For years, my dream project has been to build a database from scratch. For most of my career, the most challenging questions have revolved around how to ingest, store, and query data in a performant way, and while I have found a number of really great solutions, there usually has not been a single product that can meet all of the requirements.
For instance, at my current job, we receive potentially thousands of updates per second, but we need to run ad-hoc analytical queries over terabytes of data spanning many months. At a high level, we ingest the data into MySQL, and at a certain point, we guarantee that no more data will be written to particular rows, and we have a complex ETL process that moves them to Google BigQuery. On the application side, we have to take user queries and distribute them across both data sources and merge them on the way back. A lot of engineering effort went into this system, and it works remarkably well, but in the process, we ended up essentially building a distributed query engine, a query optimizer, and a high-level storage manager. These are all normally pieces of a database management system, but in our case, they were ad-hoc components that we added to our system as necessary. In this case, the problem that we are solving is needing both a write-heavy OLTP system and a performant OLAP system, which do not normally go together.
I have been doing some reach into database systems, and I think that the research and technology are finally at a point where it is feasible to build a database that has acceptable performance for both transactional and analytics workloads. Between advances in algorithms and datastructures for indexing data, the low cost of DRAM, SSDs, and now, persistent memory, and the understanding of the properties of distributed systems, I believe that we can now start to develop database systems that act as both transactional engines and data warehouses. Particularly, I believe that in-memory (or primarily in-memory) databases are the key to unlocking this sort of system.
This is not a novel idea, and there are a number of databases out there that do in fact have a similar design: HyPer, which is now part of Tableau, and Kudu come to mind. There are a couple of other OLAP databases out there that support inserts or streaming ingestion but not updates, such as Druid and Google BigQuery. My understanding is that Google’s internal PowerDrill product is similar to Druid in that it keeps recent data in memory for faster processing, but as far as I know, it does not support OLTP functionality. Additionally, the trade-offs that these databases make render them unsuitable for certain applications. For instance, Druid (which we initially considered at my current workplace) favors accumulation of highly-denormalized event-structured data. That is, in traditional data warehouse terms, each entry is a fact along with all of its dimensions. While Druid’s compression is fantastic, it was not feasible for us to collect all dimensions that we were interested in tracking with every insert. Additionally, Druid is (or at least was at the time I evaluated it) quite painful to set up and operate.
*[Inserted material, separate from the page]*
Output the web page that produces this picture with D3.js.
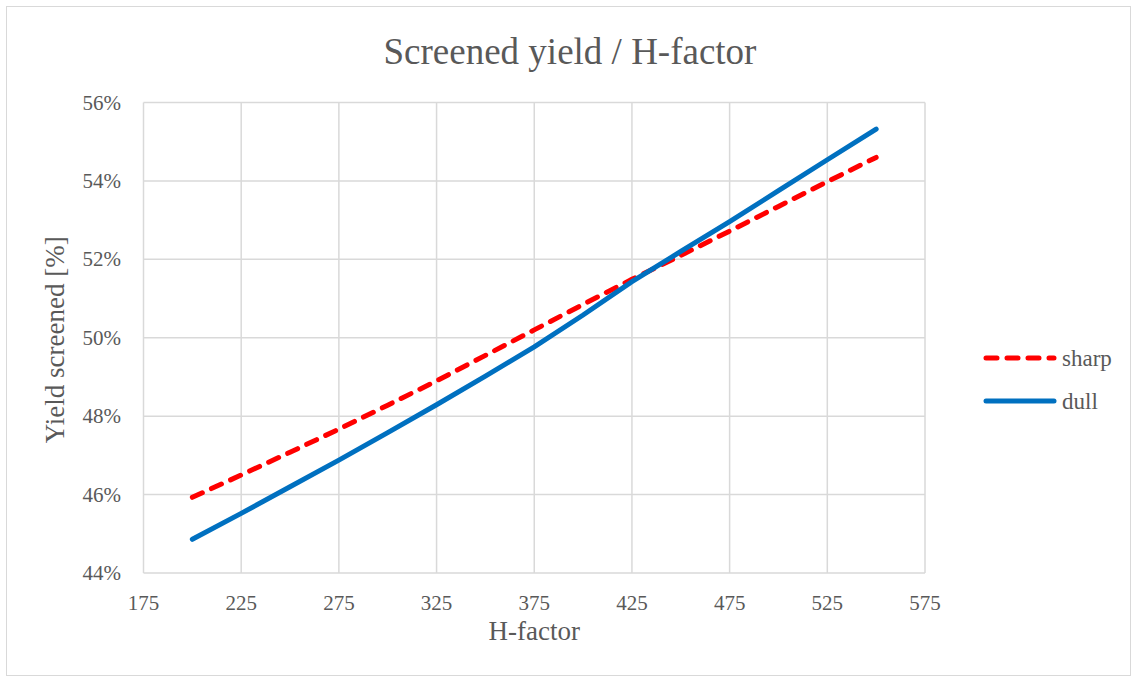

Ultimately, the database that I would like to build has a hybrid NSM (row-oriented) and DSM (column-oriented) storage model that can seamlessly distribute queries against both engines and handles migration of tuples between each storage layout seamlessly. Also, in my experience, most users are more interested in recent data, so the system should keep data in memory for as long as possible but should still be able to process data that does not reside in main memory, preferably in a parallel fashion. However, unlike a traditional disk-based DBMS, it should not have the overhead of a buffer manager to page old data into memory until it is evicted, since queries over old data are more likely to be one-offs and should not evict the “hot” data set. This sort of parallel processing of OLAP queries over old data is now readily available with technologies like fast object storage, cloud computing, and container orchestration, and it does not need to first be loaded into the database’s primary memory, especially since it is so simple to elastically spin up worker processes to execute the queries over old data in parallel. This is where I believe that a lot of in-memory and columnar databases go wrong. They assume that processing is expensive and centralized. On the other side of the coin, inherantly distributed systems like Hive and Spark SQL assume that all data is far away - at least not already indexed and in memory - and that access paterns are not predictable enough to optimize.
My plan is to begin building the components necessary for a complete DBMS in Rust, partly because I do not have a lot of experience with systems programming, and I like having a very picky compiler to help me from doing a lot of stupid things and partly because I believe that it would be much quicker for me to build a large-scale system in Rust than in C or C++. I plan to write about the components as I build them, including the query parser, planner, and optimizer, MVCC protocols, scheduler, a consensus protocol, distributed hash table, cluster membership and failure detector, storage manager, system catalog, indexes, user interfaces and tooling, and possibly vectorized execution for small-scale paralellism. This is by far the largest project that I have ever taken on, but I hope that through the process I can learn a lot and that the posts to come will be useful to other database developers.